-- Start of Material --
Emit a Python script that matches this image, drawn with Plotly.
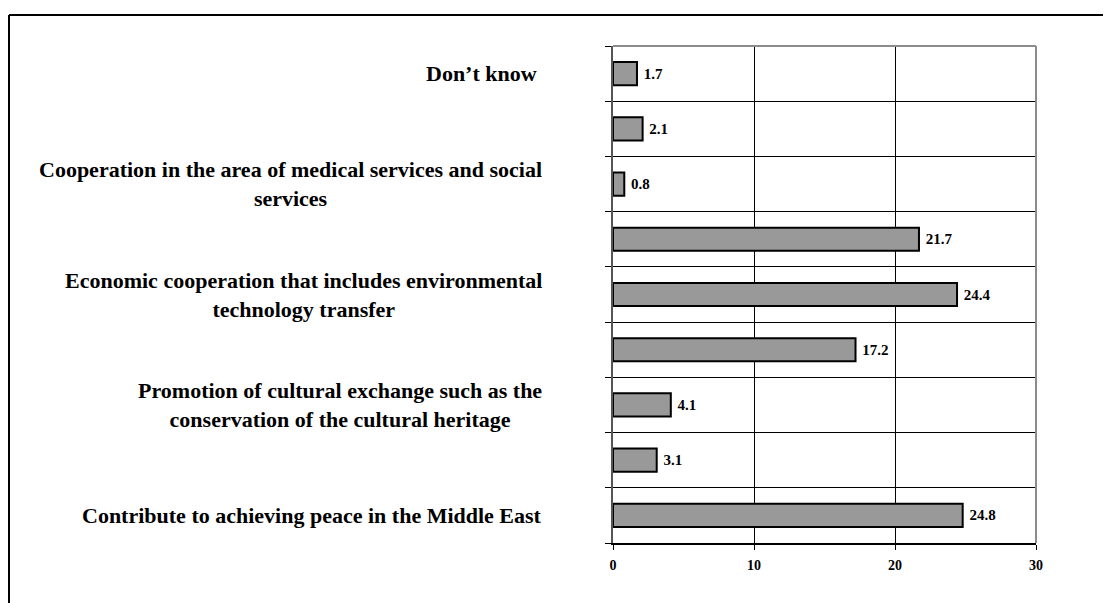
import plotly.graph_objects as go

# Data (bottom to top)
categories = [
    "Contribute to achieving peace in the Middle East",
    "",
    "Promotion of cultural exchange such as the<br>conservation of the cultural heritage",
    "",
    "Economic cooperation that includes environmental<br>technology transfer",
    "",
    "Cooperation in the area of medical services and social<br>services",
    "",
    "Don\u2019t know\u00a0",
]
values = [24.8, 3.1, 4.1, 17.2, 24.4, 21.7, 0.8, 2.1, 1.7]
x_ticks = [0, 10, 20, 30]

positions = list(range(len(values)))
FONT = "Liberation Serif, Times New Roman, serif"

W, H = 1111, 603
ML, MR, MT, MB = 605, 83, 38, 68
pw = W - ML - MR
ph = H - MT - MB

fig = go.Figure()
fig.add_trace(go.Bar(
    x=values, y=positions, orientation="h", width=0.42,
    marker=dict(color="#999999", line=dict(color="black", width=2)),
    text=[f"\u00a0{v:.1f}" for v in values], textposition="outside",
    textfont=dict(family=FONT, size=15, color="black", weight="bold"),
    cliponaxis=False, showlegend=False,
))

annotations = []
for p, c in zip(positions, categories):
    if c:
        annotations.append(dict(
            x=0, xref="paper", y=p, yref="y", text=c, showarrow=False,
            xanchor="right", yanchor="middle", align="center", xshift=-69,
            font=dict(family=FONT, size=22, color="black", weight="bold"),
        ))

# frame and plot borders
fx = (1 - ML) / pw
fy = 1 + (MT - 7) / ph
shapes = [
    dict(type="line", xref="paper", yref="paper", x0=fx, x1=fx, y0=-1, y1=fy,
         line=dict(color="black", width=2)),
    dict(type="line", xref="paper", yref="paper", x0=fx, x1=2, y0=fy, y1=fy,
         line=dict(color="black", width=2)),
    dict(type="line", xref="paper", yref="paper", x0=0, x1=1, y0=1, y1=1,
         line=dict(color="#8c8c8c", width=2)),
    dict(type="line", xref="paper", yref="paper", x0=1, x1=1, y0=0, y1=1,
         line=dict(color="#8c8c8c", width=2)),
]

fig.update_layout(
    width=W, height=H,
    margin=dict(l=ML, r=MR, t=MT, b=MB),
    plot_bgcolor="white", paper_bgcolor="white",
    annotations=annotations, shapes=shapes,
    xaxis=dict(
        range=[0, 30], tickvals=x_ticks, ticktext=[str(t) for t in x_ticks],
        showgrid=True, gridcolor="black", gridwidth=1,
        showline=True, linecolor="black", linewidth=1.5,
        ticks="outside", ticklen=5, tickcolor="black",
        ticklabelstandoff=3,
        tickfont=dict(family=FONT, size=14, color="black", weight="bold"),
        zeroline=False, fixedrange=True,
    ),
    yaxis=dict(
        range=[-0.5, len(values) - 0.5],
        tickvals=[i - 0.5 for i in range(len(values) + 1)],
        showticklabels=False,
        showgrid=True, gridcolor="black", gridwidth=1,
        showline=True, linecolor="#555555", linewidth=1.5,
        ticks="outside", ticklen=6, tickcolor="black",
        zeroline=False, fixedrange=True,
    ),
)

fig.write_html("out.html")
-- End of Material --
**Stated task**:
Reproduce every line precisely as given, omitting all pictures.

**Problem solution**:
Emit a Python script that matches this image, drawn with Plotly.
import plotly.graph_objects as go

# Data (bottom to top)
categories = [
    "Contribute to achieving peace in the Middle East",
    "",
    "Promotion of cultural exchange such as the<br>conservation of the cultural heritage",
    "",
    "Economic cooperation that includes environmental<br>technology transfer",
    "",
    "Cooperation in the area of medical services and social<br>services",
    "",
    "Don\u2019t know\u00a0",
]
values = [24.8, 3.1, 4.1, 17.2, 24.4, 21.7, 0.8, 2.1, 1.7]
x_ticks = [0, 10, 20, 30]

positions = list(range(len(values)))
FONT = "Liberation Serif, Times New Roman, serif"

W, H = 1111, 603
ML, MR, MT, MB = 605, 83, 38, 68
pw = W - ML - MR
ph = H - MT - MB

fig = go.Figure()
fig.add_trace(go.Bar(
    x=values, y=positions, orientation="h", width=0.42,
    marker=dict(color="#999999", line=dict(color="black", width=2)),
    text=[f"\u00a0{v:.1f}" for v in values], textposition="outside",
    textfont=dict(family=FONT, size=15, color="black", weight="bold"),
    cliponaxis=False, showlegend=False,
))

annotations = []
for p, c in zip(positions, categories):
    if c:
        annotations.append(dict(
            x=0, xref="paper", y=p, yref="y", text=c, showarrow=False,
            xanchor="right", yanchor="middle", align="center", xshift=-69,
            font=dict(family=FONT, size=22, color="black", weight="bold"),
        ))

# frame and plot borders
fx = (1 - ML) / pw
fy = 1 + (MT - 7) / ph
shapes = [
    dict(type="line", xref="paper", yref="paper", x0=fx, x1=fx, y0=-1, y1=fy,
         line=dict(color="black", width=2)),
    dict(type="line", xref="paper", yref="paper", x0=fx, x1=2, y0=fy, y1=fy,
         line=dict(color="black", width=2)),
    dict(type="line", xref="paper", yref="paper", x0=0, x1=1, y0=1, y1=1,
         line=dict(color="#8c8c8c", width=2)),
    dict(type="line", xref="paper", yref="paper", x0=1, x1=1, y0=0, y1=1,
         line=dict(color="#8c8c8c", width=2)),
]

fig.update_layout(
    width=W, height=H,
    margin=dict(l=ML, r=MR, t=MT, b=MB),
    plot_bgcolor="white", paper_bgcolor="white",
    annotations=annotations, shapes=shapes,
    xaxis=dict(
        range=[0, 30], tickvals=x_ticks, ticktext=[str(t) for t in x_ticks],
        showgrid=True, gridcolor="black", gridwidth=1,
        showline=True, linecolor="black", linewidth=1.5,
        ticks="outside", ticklen=5, tickcolor="black",
        ticklabelstandoff=3,
        tickfont=dict(family=FONT, size=14, color="black", weight="bold"),
        zeroline=False, fixedrange=True,
    ),
    yaxis=dict(
        range=[-0.5, len(values) - 0.5],
        tickvals=[i - 0.5 for i in range(len(values) + 1)],
        showticklabels=False,
        showgrid=True, gridcolor="black", gridwidth=1,
        showline=True, linecolor="#555555", linewidth=1.5,
        ticks="outside", ticklen=6, tickcolor="black",
        zeroline=False, fixedrange=True,
    ),
)

fig.write_html("out.html")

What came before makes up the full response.